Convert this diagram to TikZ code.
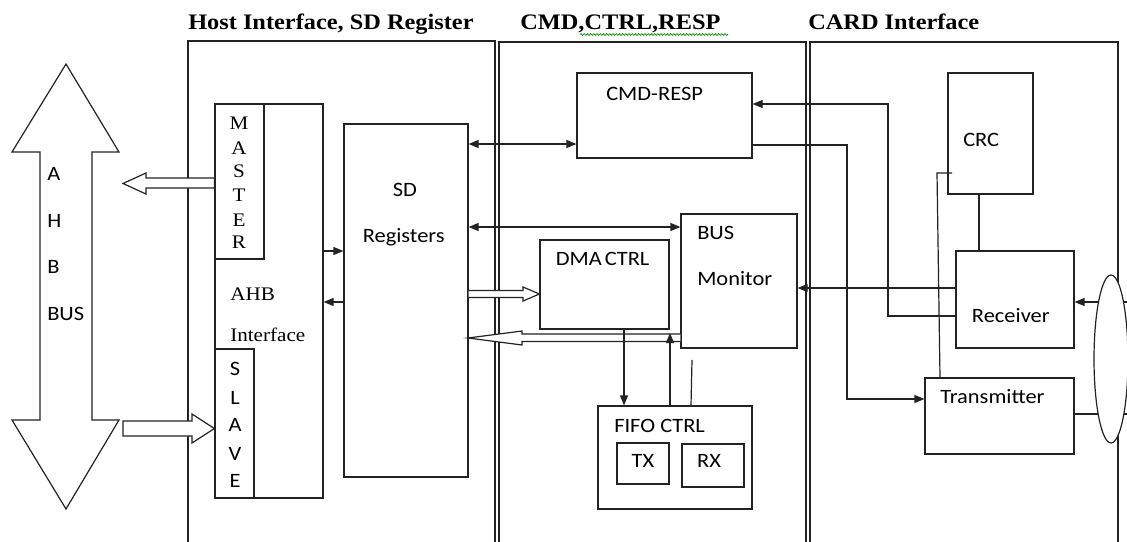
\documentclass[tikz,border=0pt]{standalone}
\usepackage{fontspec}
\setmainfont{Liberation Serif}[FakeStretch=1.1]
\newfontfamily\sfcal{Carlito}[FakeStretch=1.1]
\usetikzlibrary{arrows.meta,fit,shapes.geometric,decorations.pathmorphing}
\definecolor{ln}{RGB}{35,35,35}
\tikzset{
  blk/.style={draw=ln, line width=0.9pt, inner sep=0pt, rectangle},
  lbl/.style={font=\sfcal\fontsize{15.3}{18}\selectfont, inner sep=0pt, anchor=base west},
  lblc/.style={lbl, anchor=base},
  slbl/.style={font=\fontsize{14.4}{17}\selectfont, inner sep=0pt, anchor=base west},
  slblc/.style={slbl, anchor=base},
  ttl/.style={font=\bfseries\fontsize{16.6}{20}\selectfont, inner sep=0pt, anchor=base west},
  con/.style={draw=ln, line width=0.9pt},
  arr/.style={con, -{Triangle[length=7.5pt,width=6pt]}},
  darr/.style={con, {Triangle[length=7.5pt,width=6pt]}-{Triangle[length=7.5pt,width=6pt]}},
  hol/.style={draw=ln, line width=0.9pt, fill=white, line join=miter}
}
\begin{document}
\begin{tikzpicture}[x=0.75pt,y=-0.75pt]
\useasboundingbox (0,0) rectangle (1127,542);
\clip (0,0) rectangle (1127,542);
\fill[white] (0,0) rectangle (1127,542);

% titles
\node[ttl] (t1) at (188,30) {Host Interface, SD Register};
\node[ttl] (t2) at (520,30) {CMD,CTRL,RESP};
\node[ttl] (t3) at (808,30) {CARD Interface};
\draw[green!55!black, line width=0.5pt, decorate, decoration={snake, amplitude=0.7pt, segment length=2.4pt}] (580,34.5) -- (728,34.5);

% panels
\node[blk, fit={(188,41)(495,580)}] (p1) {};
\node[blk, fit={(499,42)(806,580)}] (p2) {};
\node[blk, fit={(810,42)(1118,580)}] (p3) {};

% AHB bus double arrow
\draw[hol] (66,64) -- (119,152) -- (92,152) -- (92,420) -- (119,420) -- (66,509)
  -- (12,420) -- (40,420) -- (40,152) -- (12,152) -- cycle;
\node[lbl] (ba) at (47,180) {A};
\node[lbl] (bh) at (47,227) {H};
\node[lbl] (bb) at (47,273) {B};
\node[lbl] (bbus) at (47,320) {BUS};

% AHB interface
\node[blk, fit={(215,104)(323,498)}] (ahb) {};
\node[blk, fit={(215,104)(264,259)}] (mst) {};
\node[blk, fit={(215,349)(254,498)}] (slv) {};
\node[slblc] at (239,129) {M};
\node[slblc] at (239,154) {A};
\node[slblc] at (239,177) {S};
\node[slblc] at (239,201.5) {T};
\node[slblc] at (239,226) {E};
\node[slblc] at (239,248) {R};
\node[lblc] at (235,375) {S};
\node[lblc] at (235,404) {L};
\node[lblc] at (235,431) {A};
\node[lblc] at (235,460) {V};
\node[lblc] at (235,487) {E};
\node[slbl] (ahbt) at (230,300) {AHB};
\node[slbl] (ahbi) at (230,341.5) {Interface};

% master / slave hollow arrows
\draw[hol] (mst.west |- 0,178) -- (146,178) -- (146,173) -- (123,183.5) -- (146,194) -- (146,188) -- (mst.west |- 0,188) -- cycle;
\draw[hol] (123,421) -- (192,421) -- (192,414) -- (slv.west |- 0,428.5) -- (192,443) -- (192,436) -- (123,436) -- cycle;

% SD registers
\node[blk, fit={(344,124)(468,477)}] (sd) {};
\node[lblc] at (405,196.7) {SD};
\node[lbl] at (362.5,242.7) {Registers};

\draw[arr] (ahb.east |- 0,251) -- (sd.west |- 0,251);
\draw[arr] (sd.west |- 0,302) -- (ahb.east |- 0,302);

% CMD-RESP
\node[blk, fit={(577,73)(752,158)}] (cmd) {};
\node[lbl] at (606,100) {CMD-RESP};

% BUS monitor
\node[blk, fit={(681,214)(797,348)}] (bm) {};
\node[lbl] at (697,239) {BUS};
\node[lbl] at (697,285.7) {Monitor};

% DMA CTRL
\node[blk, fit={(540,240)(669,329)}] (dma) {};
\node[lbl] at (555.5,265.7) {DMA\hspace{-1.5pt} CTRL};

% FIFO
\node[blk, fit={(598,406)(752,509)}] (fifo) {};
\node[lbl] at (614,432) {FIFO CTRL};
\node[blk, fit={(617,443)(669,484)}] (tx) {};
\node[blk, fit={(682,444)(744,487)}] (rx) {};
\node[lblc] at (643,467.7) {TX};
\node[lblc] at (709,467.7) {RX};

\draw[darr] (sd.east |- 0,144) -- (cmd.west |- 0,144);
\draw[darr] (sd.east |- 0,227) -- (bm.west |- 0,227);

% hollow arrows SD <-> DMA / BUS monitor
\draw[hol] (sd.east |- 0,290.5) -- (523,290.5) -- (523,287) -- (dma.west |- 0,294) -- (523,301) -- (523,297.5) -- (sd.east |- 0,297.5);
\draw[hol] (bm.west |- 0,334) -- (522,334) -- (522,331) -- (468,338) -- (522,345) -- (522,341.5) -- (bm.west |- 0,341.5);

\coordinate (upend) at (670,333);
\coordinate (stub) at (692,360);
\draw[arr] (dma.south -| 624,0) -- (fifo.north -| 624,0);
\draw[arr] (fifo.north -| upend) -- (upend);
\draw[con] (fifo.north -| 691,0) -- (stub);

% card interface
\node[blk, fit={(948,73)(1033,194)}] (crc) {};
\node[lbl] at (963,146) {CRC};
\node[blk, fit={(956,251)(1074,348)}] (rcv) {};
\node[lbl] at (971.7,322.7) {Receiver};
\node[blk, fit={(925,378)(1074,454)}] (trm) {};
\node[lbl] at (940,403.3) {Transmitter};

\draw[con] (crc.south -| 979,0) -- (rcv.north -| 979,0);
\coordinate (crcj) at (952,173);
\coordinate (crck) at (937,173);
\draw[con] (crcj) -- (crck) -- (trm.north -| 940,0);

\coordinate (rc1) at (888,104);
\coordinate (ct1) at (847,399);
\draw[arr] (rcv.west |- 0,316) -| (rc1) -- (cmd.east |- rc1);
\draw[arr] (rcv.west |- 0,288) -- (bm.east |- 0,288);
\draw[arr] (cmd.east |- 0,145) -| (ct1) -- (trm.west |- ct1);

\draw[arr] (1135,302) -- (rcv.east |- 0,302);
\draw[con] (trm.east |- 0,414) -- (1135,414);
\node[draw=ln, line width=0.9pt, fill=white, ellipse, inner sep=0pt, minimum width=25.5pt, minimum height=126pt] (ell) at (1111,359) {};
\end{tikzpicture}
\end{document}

◇ ◇ ◇ ◇ ◇

Do this: Up to and including the line with "(bbus) at (47,320)", copy the data above from its first line. Skip pictures.

Final result:
Convert this diagram to TikZ code.
\documentclass[tikz,border=0pt]{standalone}
\usepackage{fontspec}
\setmainfont{Liberation Serif}[FakeStretch=1.1]
\newfontfamily\sfcal{Carlito}[FakeStretch=1.1]
\usetikzlibrary{arrows.meta,fit,shapes.geometric,decorations.pathmorphing}
\definecolor{ln}{RGB}{35,35,35}
\tikzset{
  blk/.style={draw=ln, line width=0.9pt, inner sep=0pt, rectangle},
  lbl/.style={font=\sfcal\fontsize{15.3}{18}\selectfont, inner sep=0pt, anchor=base west},
  lblc/.style={lbl, anchor=base},
  slbl/.style={font=\fontsize{14.4}{17}\selectfont, inner sep=0pt, anchor=base west},
  slblc/.style={slbl, anchor=base},
  ttl/.style={font=\bfseries\fontsize{16.6}{20}\selectfont, inner sep=0pt, anchor=base west},
  con/.style={draw=ln, line width=0.9pt},
  arr/.style={con, -{Triangle[length=7.5pt,width=6pt]}},
  darr/.style={con, {Triangle[length=7.5pt,width=6pt]}-{Triangle[length=7.5pt,width=6pt]}},
  hol/.style={draw=ln, line width=0.9pt, fill=white, line join=miter}
}
\begin{document}
\begin{tikzpicture}[x=0.75pt,y=-0.75pt]
\useasboundingbox (0,0) rectangle (1127,542);
\clip (0,0) rectangle (1127,542);
\fill[white] (0,0) rectangle (1127,542);

% titles
\node[ttl] (t1) at (188,30) {Host Interface, SD Register};
\node[ttl] (t2) at (520,30) {CMD,CTRL,RESP};
\node[ttl] (t3) at (808,30) {CARD Interface};
\draw[green!55!black, line width=0.5pt, decorate, decoration={snake, amplitude=0.7pt, segment length=2.4pt}] (580,34.5) -- (728,34.5);

% panels
\node[blk, fit={(188,41)(495,580)}] (p1) {};
\node[blk, fit={(499,42)(806,580)}] (p2) {};
\node[blk, fit={(810,42)(1118,580)}] (p3) {};

% AHB bus double arrow
\draw[hol] (66,64) -- (119,152) -- (92,152) -- (92,420) -- (119,420) -- (66,509)
  -- (12,420) -- (40,420) -- (40,152) -- (12,152) -- cycle;
\node[lbl] (ba) at (47,180) {A};
\node[lbl] (bh) at (47,227) {H};
\node[lbl] (bb) at (47,273) {B};
\node[lbl] (bbus) at (47,320) {BUS};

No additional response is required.